Task directions
Print exactly what lies from the line with "Rebuild this chart" down to the line with "fit_price = [16210, 1020]", counting both of those lines, but not the pictures.
━━ Data rows
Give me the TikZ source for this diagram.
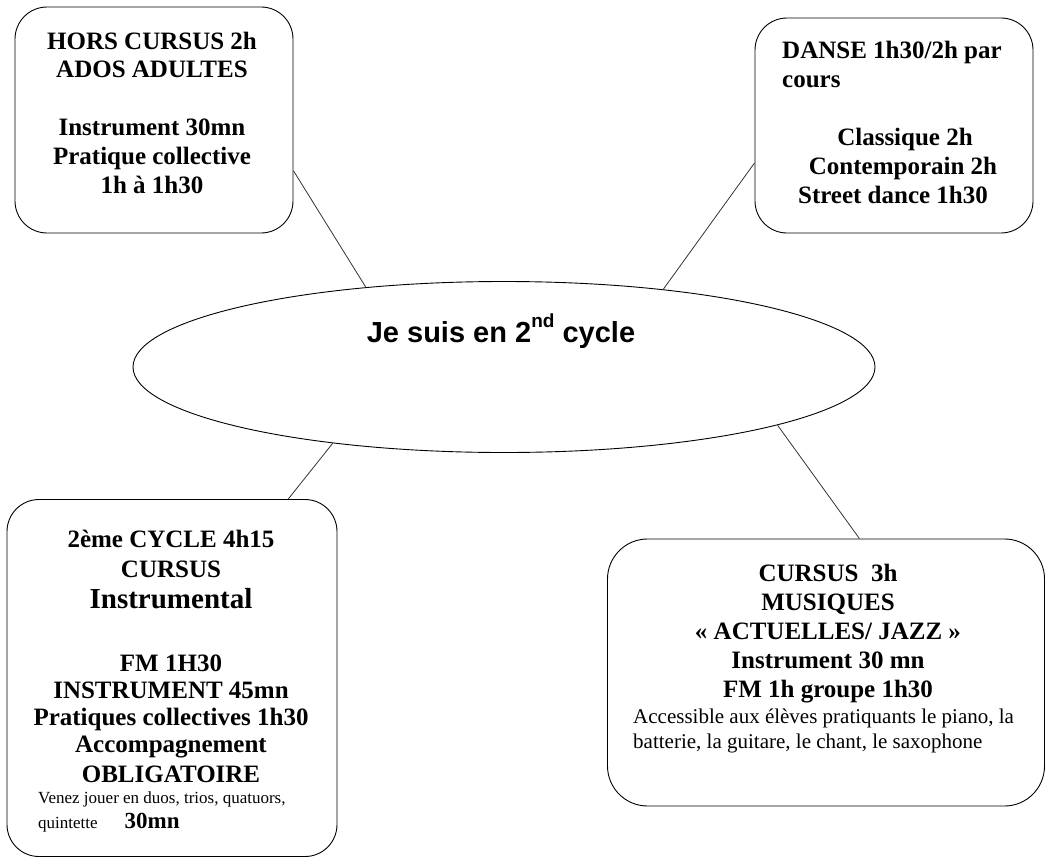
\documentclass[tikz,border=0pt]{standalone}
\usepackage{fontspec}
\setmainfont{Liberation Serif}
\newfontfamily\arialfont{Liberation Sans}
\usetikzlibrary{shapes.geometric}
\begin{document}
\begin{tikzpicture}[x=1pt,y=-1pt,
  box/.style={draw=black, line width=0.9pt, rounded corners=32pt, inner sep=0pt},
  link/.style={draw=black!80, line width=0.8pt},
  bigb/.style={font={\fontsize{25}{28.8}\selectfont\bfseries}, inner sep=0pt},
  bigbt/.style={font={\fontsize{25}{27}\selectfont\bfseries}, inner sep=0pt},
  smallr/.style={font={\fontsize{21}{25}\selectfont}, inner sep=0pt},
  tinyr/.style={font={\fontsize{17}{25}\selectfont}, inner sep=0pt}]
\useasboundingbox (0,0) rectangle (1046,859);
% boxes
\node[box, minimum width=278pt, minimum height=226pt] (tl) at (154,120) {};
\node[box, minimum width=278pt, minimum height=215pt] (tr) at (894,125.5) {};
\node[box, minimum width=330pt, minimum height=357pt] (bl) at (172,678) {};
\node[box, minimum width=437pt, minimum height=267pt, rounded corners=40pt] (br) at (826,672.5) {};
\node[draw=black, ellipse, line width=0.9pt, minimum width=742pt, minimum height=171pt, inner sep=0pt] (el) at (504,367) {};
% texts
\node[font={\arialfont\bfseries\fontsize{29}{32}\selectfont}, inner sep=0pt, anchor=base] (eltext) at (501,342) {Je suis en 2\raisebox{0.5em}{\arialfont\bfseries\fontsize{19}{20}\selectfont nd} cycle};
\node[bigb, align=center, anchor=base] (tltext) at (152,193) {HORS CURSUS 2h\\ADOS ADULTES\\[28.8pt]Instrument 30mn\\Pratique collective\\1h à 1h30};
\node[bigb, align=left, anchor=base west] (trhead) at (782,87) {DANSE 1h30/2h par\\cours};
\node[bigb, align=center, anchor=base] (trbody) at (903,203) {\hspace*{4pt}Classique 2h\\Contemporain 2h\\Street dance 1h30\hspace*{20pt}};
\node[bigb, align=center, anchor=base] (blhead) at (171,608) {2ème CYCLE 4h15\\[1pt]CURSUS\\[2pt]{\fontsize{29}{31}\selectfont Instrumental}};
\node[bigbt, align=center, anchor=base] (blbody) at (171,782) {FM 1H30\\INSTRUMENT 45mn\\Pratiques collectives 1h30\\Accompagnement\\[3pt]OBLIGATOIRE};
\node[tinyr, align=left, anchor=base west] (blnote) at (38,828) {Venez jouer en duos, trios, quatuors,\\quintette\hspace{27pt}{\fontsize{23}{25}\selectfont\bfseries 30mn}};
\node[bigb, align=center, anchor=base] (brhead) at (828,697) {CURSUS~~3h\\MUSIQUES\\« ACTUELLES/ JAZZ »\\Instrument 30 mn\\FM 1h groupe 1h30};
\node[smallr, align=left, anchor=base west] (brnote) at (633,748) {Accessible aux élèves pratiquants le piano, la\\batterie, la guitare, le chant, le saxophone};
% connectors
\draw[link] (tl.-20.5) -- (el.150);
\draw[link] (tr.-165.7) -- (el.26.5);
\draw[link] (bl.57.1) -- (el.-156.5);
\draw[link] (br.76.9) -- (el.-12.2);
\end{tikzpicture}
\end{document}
━━━━
━━ Data rows
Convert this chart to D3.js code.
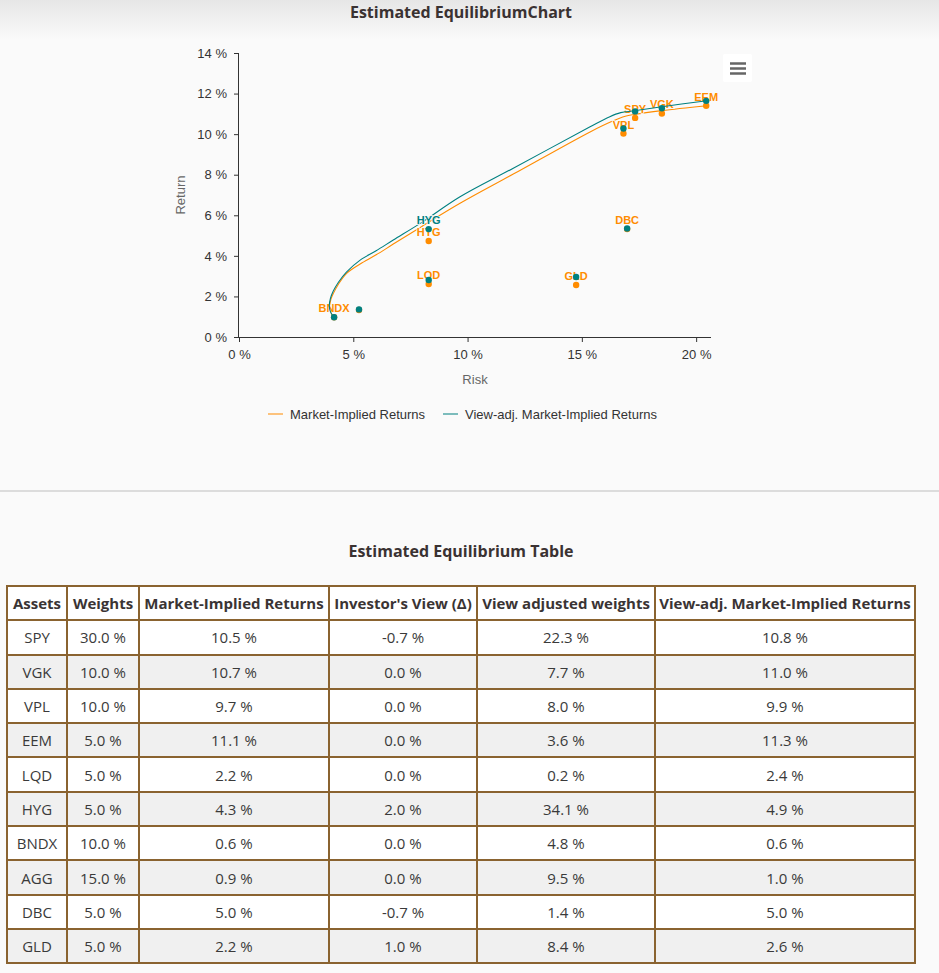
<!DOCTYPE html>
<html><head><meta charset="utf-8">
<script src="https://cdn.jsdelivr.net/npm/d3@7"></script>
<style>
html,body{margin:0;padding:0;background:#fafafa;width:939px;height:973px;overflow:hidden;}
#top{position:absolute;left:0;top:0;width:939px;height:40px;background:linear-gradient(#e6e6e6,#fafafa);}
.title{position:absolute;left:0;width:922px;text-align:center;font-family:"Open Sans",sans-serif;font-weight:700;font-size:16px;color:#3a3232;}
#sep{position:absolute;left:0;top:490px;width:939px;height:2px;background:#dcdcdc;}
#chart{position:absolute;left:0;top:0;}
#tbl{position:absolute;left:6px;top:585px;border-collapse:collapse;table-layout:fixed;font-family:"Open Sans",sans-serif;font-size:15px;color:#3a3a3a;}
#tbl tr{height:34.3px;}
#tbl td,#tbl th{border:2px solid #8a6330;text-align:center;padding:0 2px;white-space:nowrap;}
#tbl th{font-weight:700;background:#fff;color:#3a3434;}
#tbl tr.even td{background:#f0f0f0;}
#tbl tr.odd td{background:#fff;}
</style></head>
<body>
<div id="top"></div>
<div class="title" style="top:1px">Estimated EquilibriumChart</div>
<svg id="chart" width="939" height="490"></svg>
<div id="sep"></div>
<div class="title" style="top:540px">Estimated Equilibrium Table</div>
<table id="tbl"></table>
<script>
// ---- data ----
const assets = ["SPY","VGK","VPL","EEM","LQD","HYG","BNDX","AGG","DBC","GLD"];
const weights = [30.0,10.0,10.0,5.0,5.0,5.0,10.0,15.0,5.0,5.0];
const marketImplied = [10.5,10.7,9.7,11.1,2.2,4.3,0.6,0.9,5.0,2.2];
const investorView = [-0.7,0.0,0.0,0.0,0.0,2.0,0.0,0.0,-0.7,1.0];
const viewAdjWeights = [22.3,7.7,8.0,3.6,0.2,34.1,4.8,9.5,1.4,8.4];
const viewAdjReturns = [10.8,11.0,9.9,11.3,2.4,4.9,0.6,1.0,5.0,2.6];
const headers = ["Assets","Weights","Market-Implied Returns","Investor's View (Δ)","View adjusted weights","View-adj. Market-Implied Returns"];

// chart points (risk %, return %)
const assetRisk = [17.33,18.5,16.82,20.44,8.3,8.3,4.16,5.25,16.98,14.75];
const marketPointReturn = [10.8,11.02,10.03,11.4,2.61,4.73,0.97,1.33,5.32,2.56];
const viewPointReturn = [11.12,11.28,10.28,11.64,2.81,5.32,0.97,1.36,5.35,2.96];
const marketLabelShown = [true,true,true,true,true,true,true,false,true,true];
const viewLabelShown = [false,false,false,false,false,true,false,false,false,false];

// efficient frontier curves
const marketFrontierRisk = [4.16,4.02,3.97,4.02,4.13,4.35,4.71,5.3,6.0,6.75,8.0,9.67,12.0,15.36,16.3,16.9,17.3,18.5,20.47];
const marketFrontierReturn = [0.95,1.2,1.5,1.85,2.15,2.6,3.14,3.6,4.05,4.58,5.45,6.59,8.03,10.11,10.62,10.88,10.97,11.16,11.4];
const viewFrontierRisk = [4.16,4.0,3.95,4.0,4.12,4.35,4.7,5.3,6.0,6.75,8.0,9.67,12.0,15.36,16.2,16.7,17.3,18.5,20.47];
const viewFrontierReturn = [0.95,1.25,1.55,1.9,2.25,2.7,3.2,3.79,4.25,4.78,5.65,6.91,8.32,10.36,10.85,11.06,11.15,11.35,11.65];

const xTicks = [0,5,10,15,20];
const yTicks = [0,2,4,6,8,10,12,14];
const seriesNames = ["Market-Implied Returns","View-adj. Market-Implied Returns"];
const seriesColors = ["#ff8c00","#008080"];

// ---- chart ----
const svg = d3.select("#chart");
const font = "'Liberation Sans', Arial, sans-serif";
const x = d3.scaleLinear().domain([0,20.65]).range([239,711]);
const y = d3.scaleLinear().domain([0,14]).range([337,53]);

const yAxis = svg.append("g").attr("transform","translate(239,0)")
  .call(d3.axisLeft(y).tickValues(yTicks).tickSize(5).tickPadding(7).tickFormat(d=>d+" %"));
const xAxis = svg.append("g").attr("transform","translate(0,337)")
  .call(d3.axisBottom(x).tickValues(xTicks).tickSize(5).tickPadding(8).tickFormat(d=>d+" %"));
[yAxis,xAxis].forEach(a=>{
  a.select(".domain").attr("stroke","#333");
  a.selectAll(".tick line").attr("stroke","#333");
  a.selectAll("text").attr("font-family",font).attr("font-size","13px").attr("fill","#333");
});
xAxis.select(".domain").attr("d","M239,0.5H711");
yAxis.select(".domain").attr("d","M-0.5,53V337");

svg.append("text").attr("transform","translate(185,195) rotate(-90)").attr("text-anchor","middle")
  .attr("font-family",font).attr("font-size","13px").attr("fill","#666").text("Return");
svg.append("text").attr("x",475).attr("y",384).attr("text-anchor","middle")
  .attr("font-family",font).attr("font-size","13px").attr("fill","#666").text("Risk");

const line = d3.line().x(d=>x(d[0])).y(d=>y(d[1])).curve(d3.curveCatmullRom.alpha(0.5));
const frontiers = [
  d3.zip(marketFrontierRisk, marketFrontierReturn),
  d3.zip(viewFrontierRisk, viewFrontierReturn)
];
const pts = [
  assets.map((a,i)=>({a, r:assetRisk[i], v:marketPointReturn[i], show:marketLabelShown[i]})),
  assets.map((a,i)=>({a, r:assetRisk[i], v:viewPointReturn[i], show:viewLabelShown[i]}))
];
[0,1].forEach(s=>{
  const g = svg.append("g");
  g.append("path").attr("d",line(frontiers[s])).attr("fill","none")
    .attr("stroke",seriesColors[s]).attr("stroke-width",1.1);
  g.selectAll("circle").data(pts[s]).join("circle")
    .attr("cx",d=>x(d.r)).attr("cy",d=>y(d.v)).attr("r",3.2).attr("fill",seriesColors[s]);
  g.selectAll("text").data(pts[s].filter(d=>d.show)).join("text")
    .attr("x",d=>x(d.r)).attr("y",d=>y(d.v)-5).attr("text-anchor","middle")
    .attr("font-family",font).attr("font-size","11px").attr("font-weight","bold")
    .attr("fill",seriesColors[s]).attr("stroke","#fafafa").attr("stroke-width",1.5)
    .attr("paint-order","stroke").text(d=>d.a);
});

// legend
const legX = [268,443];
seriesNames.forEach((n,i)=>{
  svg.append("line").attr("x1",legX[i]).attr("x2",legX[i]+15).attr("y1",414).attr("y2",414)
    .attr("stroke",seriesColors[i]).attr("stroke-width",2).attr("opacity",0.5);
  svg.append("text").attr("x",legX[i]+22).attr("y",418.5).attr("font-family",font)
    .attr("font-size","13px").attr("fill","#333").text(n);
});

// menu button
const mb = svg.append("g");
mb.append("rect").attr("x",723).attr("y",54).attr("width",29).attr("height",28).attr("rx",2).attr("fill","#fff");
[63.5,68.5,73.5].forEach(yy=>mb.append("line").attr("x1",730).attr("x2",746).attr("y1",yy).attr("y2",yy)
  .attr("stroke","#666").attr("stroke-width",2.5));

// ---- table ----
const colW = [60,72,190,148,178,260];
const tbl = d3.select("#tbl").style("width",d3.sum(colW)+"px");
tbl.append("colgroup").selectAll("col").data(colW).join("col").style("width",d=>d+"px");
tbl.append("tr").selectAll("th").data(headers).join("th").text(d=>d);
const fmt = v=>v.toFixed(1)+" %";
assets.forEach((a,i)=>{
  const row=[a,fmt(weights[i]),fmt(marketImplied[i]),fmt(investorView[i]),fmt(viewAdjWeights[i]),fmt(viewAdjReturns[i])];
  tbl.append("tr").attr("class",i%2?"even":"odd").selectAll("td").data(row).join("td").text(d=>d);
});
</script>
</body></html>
━━━━
━━ Data rows
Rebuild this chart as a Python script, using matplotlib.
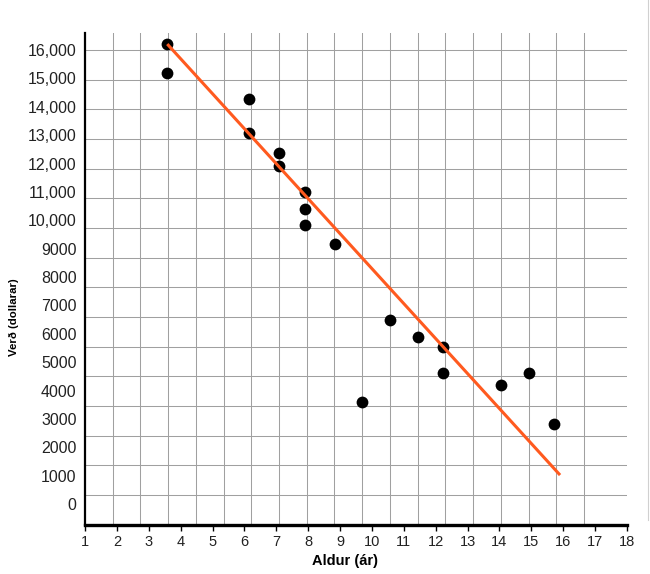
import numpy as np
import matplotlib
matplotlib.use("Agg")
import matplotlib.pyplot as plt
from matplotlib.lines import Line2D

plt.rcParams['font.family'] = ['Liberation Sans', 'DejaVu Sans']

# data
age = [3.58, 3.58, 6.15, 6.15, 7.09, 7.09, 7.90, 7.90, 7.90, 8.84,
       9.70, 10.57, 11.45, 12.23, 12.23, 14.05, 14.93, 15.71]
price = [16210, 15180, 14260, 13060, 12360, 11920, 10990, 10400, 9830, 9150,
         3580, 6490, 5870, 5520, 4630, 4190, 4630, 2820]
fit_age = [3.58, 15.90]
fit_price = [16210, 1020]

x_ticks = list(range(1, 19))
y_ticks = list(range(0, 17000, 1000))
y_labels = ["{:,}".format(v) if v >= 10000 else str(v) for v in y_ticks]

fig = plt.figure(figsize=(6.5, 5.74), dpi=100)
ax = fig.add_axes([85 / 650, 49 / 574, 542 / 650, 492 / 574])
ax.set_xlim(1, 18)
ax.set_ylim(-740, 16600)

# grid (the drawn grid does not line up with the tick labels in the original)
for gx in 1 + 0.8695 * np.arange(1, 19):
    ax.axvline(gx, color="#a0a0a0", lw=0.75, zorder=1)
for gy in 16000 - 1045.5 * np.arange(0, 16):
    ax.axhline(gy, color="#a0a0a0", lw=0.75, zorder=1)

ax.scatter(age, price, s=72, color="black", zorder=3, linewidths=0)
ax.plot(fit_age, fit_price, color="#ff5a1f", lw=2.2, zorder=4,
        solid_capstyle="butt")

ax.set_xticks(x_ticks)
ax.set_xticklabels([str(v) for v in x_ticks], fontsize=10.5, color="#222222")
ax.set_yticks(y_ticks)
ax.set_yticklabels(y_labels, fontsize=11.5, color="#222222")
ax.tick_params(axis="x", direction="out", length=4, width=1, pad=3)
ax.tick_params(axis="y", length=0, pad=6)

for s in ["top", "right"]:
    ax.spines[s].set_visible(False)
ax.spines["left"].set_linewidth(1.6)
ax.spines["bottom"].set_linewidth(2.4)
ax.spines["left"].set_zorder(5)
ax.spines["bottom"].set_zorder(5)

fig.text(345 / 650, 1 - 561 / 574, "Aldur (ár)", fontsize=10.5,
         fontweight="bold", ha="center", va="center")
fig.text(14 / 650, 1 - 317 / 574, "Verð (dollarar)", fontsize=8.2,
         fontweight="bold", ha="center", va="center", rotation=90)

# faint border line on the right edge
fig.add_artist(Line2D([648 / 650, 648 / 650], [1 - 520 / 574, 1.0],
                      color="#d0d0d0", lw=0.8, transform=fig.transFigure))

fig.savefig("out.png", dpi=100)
━━━━
Task output
Rebuild this chart as a Python script, using matplotlib.
import numpy as np
import matplotlib
matplotlib.use("Agg")
import matplotlib.pyplot as plt
from matplotlib.lines import Line2D

plt.rcParams['font.family'] = ['Liberation Sans', 'DejaVu Sans']

# data
age = [3.58, 3.58, 6.15, 6.15, 7.09, 7.09, 7.90, 7.90, 7.90, 8.84,
       9.70, 10.57, 11.45, 12.23, 12.23, 14.05, 14.93, 15.71]
price = [16210, 15180, 14260, 13060, 12360, 11920, 10990, 10400, 9830, 9150,
         3580, 6490, 5870, 5520, 4630, 4190, 4630, 2820]
fit_age = [3.58, 15.90]
fit_price = [16210, 1020]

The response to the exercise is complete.